Estimates say that up to 20 liters of water are saved each time the device is used. Even so, many women believe it sounds too artificial and like the good old natural sound of a flushing toilette.
Hiroshima was an event that left both the emotional shadows of tragedy and also permanent physical shadows on the landscape of Hiroshima, Japan. These shadows were created by the great force of the nuclear weapon.
Thermal radiation travels in a straight line, which means that when it is blocked by an object it creates a shadow. These shadows still exist around Japan today. For example, the picture shows how a wheel blocked some of the radiation and created a shadow against the nearby wall.
This was a very common occurrence across Japan. Sometimes, there were shadows left of people, but no bodies found. This resulted from the extreme heat of the explosion which vaporized the bodies, leaving the shadows behind.
The shadows are a unique occurrence from the nuclear explosion and they remain even after many years. These shadows stand by as a reminder of a horrific moment in history. They serve as a reminder of the value of human life.
It’s called Aokigahara, or the Sea of Trees and every year nearly 100 people hang themselves among its dense trees. The forest lies at the northwest base of Mount Fuji and because the trees are so densely packed, there is a renowned absence of animals or wind, resulting in an eerie silence.
The forest has always been linked with demons and death throughout Japanese mythology. Every year, usually around March, people walk into the forest with a rope and little else to find a tree to end their life. The forest is so densely packed however, that the government has admitted there are most likely many bodies that are never found.

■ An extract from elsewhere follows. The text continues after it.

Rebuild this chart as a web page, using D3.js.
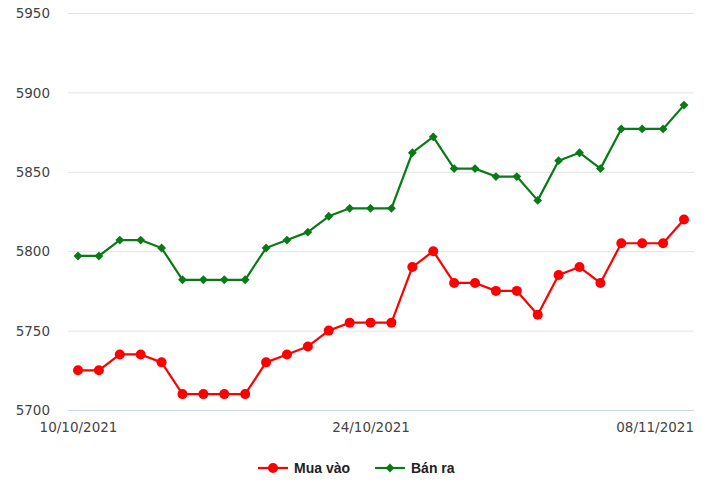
<!DOCTYPE html>
<html>
<head>
<meta charset="utf-8">
<script src="https://cdn.jsdelivr.net/npm/d3@7"></script>
<style>
html,body{margin:0;padding:0;background:#fff;}
svg{display:block;}
</style>
</head>
<body>
<svg id="chart" width="720" height="493"></svg>
<script>
const muaVao = [5725,5725,5735,5735,5730,5710,5710,5710,5710,5730,5735,5740,5750,5755,5755,5755,5790,5800,5780,5780,5775,5775,5760,5785,5790,5780,5805,5805,5805,5820];
const banRa = [5797,5797,5807,5807,5802,5782,5782,5782,5782,5802,5807,5812,5822,5827,5827,5827,5862,5872,5852,5852,5847,5847,5832,5857,5862,5852,5877,5877,5877,5892];
const xTickIndex = [0,14,28];
const xTickLabels = ["10/10/2021","24/10/2021","08/11/2021"];
const yTicks = [5700,5750,5800,5850,5900,5950];
const seriesNames = ["Mua vào","Bán ra"];
const seriesColors = ["#ff0000","#0a7a17"];

const svg = d3.select("#chart");
const plotLeft = 68, plotRight = 694, plotTop = 13, plotBottom = 410;

const x = d3.scaleLinear().domain([0, muaVao.length - 1]).range([78, 684]);
const y = d3.scaleLinear().domain([5700, 5950]).range([plotBottom, plotTop]);

const axisFont = "DejaVu Sans, Verdana, sans-serif";

// Y axis + gridlines
const yAxis = d3.axisLeft(y).tickValues(yTicks).tickSize(0).tickPadding(0).tickFormat(d3.format("d"));
const gY = svg.append("g").attr("transform", `translate(${plotLeft},0)`).call(yAxis);
gY.select(".domain").remove();
gY.selectAll(".tick text")
  .attr("x", -18)
  .attr("dy", "0.35em")
  .style("font-family", axisFont)
  .style("font-size", "13.5px")
  .attr("fill", "#444");
gY.selectAll(".tick").append("line")
  .attr("x1", 0).attr("x2", plotRight - plotLeft)
  .attr("stroke", d => d === 5700 ? "#ccd6eb" : "#e3e3e3")
  .attr("stroke-width", 1);

// X axis labels
const xAxis = d3.axisBottom(x).tickValues(xTickIndex).tickSize(0).tickPadding(0)
  .tickFormat((d, i) => xTickLabels[i]);
const gX = svg.append("g").attr("transform", `translate(0,${plotBottom})`).call(xAxis);
gX.select(".domain").remove();
gX.selectAll(".tick text")
  .attr("y", 12)
  .attr("dy", "0.71em")
  .style("font-family", axisFont)
  .style("font-size", "13.5px")
  .attr("fill", "#444")
  .each(function() {
    const bb = this.getBBox();
    const t = d3.select(this.parentNode).attr("transform");
    const tx = +t.match(/translate\(([-\d.]+)/)[1];
    const right = tx + bb.x + bb.width;
    if (right > plotRight) d3.select(this).attr("x", plotRight - right);
  });

// Lines
const line = d3.line().x((d, i) => x(i)).y(d => y(d));
[muaVao, banRa].forEach((vals, s) => {
  svg.append("path").datum(vals)
    .attr("d", line)
    .attr("fill", "none")
    .attr("stroke", seriesColors[s])
    .attr("stroke-width", 2.2)
    .attr("stroke-linejoin", "round");
});

// Markers
svg.append("g").selectAll("circle").data(muaVao).join("circle")
  .attr("cx", (d, i) => x(i)).attr("cy", d => y(d)).attr("r", 5)
  .attr("fill", seriesColors[0]);
const diamond = d3.symbol().type(d3.symbolDiamond2).size(50);
svg.append("g").selectAll("path").data(banRa).join("path")
  .attr("transform", (d, i) => `translate(${x(i)},${y(d)})`)
  .attr("d", diamond)
  .attr("fill", seriesColors[1]);

// Legend
const legendY = 468;
const legendItems = [
  {name: seriesNames[0], color: seriesColors[0], x0: 258, type: "circle"},
  {name: seriesNames[1], color: seriesColors[1], x0: 375, type: "diamond"}
];
legendItems.forEach(it => {
  const g = svg.append("g").attr("transform", `translate(${it.x0},${legendY})`);
  g.append("line").attr("x1", 0).attr("x2", 30).attr("y1", 0).attr("y2", 0)
    .attr("stroke", it.color).attr("stroke-width", 2.2);
  if (it.type === "circle") {
    g.append("circle").attr("cx", 15).attr("cy", 0).attr("r", 5).attr("fill", it.color);
  } else {
    g.append("path").attr("transform", "translate(15,0)").attr("d", diamond).attr("fill", it.color);
  }
  g.append("text").attr("x", 36).attr("y", 0).attr("dy", "0.35em")
    .style("font-family", "Liberation Sans, Arial, sans-serif")
    .style("font-size", "14px").style("font-weight", "bold")
    .attr("fill", "#222").text(it.name);
});
</script>
</body>
</html>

In 1960 the novel “Nami no Tō” consisted with two lovers ending their lives in the forest and ever since suicide rates have skyrocketed. The government has begun placing posters in both Japanese and English throughout the area urging people to reconsider; yet many do not. Every year the government sends a search body of police to find the hanging bodies and has ceased publishing the figure to deter others from following suit.